Addressing social media and digital assets key part of estate planning
Asset and estate planning can be a daunting task, with many and varied things to consider. One important aspect which often gets forgotten is how your online presence will be managed when you are gone.
From precious family memories to silly, yet sentimental, travel photos, your social media accounts can be hugely difficult for loved ones to deal with. As well as the emotional impact of trawling through photos and documents, the practicalities of dealing with something like passwords can be added stress at an already difficult time.
So it is key to ensure that as well as your physical assets, your social media content and digital footprint are dealt with under your Will.
There are a number of matters you need to consider regarding your wishes about your social media accounts. For example, do you want your account(s) to be:
- Used as a memorial space by family and friends
- Remain untouched
It is important to address these issues for a number of reasons including privacy concerns, possible identity theft, and preventing the loss of valuable memorabilia and cherished memories such as photos saved in the cloud.
Social media is also a great vehicle for helping to inform friends and family of a loved one’s passing.
Social media platforms generally have specific policies in place when it comes to death. Below is a summary of each of the main channels’ procedures:
- Within Facebook settings you can select whether you want your account to be deleted or memorialised after your death.
- As it is owned by Meta, Instagram’s policy is similar to Facebook.
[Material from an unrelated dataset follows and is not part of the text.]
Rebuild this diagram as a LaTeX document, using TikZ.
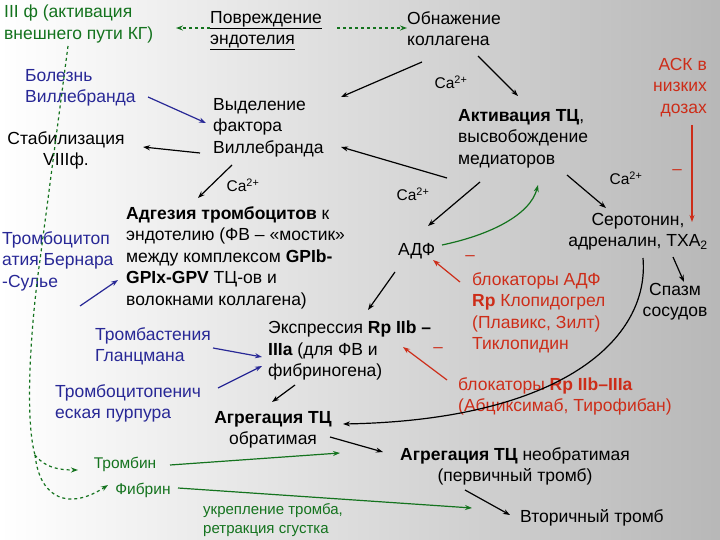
\documentclass[tikz,border=0pt]{standalone}
\usepackage{fontspec}
\setmainfont{Liberation Sans}
\usetikzlibrary{arrows.meta}
\definecolor{gr}{RGB}{20,115,30}
\definecolor{bl}{RGB}{40,40,150}
\definecolor{rd}{RGB}{205,45,25}
\begin{document}
\begin{tikzpicture}[x=1pt,y=-1pt,
  t/.style={inner sep=0,anchor=north west,align=left,font=\fontsize{17.5}{21.5}\selectfont},
  tc/.style={t,align=center,anchor=north},
  sm/.style={inner sep=0,font=\fontsize{15.5}{19}\selectfont},
  ar/.style={-{Stealth[length=7pt,width=5pt]},line width=1.2pt},
  gd/.style={gr,dashed,line width=1.2pt}]
\shade[left color=white,right color=black!28] (0,0) rectangle (720,540);
\useasboundingbox (0,0) rectangle (720,540);
% texts
\node[t,gr] (iii) at (4,5) {III ф (активация\\внешнего пути КГ)};
\node[t] (pov) at (210,11) {\underline{Повреждение}\\\underline{эндотелия}};
\node[t] (obn) at (407,11) {Обнажение\\коллагена};
\node[t,bl] (bol) at (25,69) {Болезнь\\Виллебранда};
\node[tc] (stab) at (66,131) {Стабилизация\\VIIIф.};
\node[t] (vyd) at (213,98) {Выделение\\фактора\\Виллебранда};
\node[sm] (ca1) at (451,82) {Ca\textsuperscript{2+}};
\node[t,rd,align=right,anchor=north east] (ask) at (707,58) {АСК в\\низких\\дозах};
\node[t] (akt) at (458,109) {\textbf{Активация ТЦ},\\высвобождение\\медиаторов};
\node[sm] (ca2) at (243,185) {Ca\textsuperscript{2+}};
\node[sm] (ca3) at (413,194) {Ca\textsuperscript{2+}};
\node[sm] (ca4) at (626,178) {Ca\textsuperscript{2+}};
\node[t,align=center,anchor=north east] (ser) at (708,213) {Серотонин,\\адреналин, ТХА\textsubscript{2}};
\node[t] (adf) at (398,243) {АДФ};
\node[t] (adg) at (126,206) {\textbf{Адгезия тромбоцитов} к\\эндотелию (ФВ – «мостик»\\между комплексом \textbf{GPIb-}\\\textbf{GPIx-GPV} ТЦ-ов и\\волокнами коллагена)};
\node[t,bl] (ber) at (2,231) {Тромбоцитоп\\атия Бернара\\-Сулье};
\node[tc] (spa) at (675,283) {Спазм\\сосудов};
\node[t,rd] (bad) at (472,272) {блокаторы АДФ\\\textbf{Rp} Клопидогрел\\(Плавикс, Зилт)\\Тиклопидин};
\node[t] (exp) at (268,321) {Экспрессия \textbf{Rp IIb –}\\\textbf{IIIa} (для ФВ и\\фибриногена)};
\node[t,rd] (bii) at (458,377) {блокаторы \textbf{Rp IIb–IIIa}\\(Абциксимаб, Тирофибан)};
\node[t,bl] (tgl) at (95,327) {Тромбастения\\Гланцмана};
\node[t,bl] (tpp) at (55,384) {Тромбоцитопенич\\еская пурпура};
\node[tc] (agr) at (273,411) {\textbf{Агрегация ТЦ}\\обратимая};
\node[tc] (agn) at (515,447) {\textbf{Агрегация ТЦ} необратимая\\(первичный тромб)};
\node[sm,gr] (trb) at (125,464) {Тромбин};
\node[sm,gr] (fib) at (143,490) {Фибрин};
\node[inner sep=0,anchor=north west,align=left,gr,font=\fontsize{15}{19}\selectfont] (ukr) at (203,503) {укрепление тромба,\\ретракция сгустка};
\node[t,anchor=west] (vto) at (520,518) {Вторичный тромб};
\node[rd,inner sep=0,font=\fontsize{17}{17}\selectfont] (m1) at (677,172) {–};
\node[rd,inner sep=0,font=\fontsize{17}{17}\selectfont] (m2) at (470,258) {–};
\node[rd,inner sep=0,font=\fontsize{17}{17}\selectfont] (m3) at (438,350) {–};
% connectors
\draw[ar,gd] (pov.west |- 0,28) -- (176,28);
\draw[ar,gd] (337,28) -- (obn.west |- 0,28);
\draw[ar] (422,62) -- (341,97);
\draw[ar] (478,56) -- (518,96);
\draw[ar] (447,178) -- (341,147);
\draw[ar,rd] (692,125) -- (692,222);
\draw[ar,bl] (148,97) -- (206,123);
\draw[ar] (200,153) -- (143,147);
\draw[ar] (232,165) -- (198,198);
\draw[ar] (480,182) -- (428,226);
\draw[ar] (567,175) -- (606,208);
\draw[ar,gr] (442,245) .. controls (490,235) and (530,215) .. (538,185);
\draw[ar,rd] (460,282) -- (433,260);
\draw[ar,bl] (80,306) -- (118,280);
\draw[ar] (673,257) -- (684,282);
\draw[ar] (643,258) .. controls (650,340) and (560,420) .. (343,424);
\draw[ar] (395,272) -- (368,310);
\draw[ar,rd] (447,380) -- (403,347);
\draw[ar,bl] (213,348) -- (262,357);
\draw[ar,bl] (218,388) -- (262,366);
\draw[ar] (295,385) -- (272,402);
\draw[ar] (330,437) -- (383,452);
\draw[ar,gr] (170,465) -- (340,453);
\draw[ar,gr] (178,488) -- (472,508);
\draw[ar] (465,490) -- (510,515);
\draw[gd] (68,46) -- (40,260) .. controls (30,330) and (25,420) .. (35,455);
\draw[ar,gd] (35,455) .. controls (45,468) and (60,470) .. (78,470);
\draw[ar,gd] (35,455) .. controls (40,500) and (70,510) .. (108,485);
\end{tikzpicture}
\end{document}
- The company will consider deactivating an account upon request by a family member/executor.
- The Snapchat policy is limited, and the company will delete the account but will not grant access.
Each can be very taxing for family and friends.
A Will that is accurately drafted is key to helping make it clear to all parties what you want done with your digital assets and social media.
To facilitate the process, you can choose to use a password manager. Some password managers will let you arrange for data to be provided to selected individuals on your death, including any relevant information to access your phone.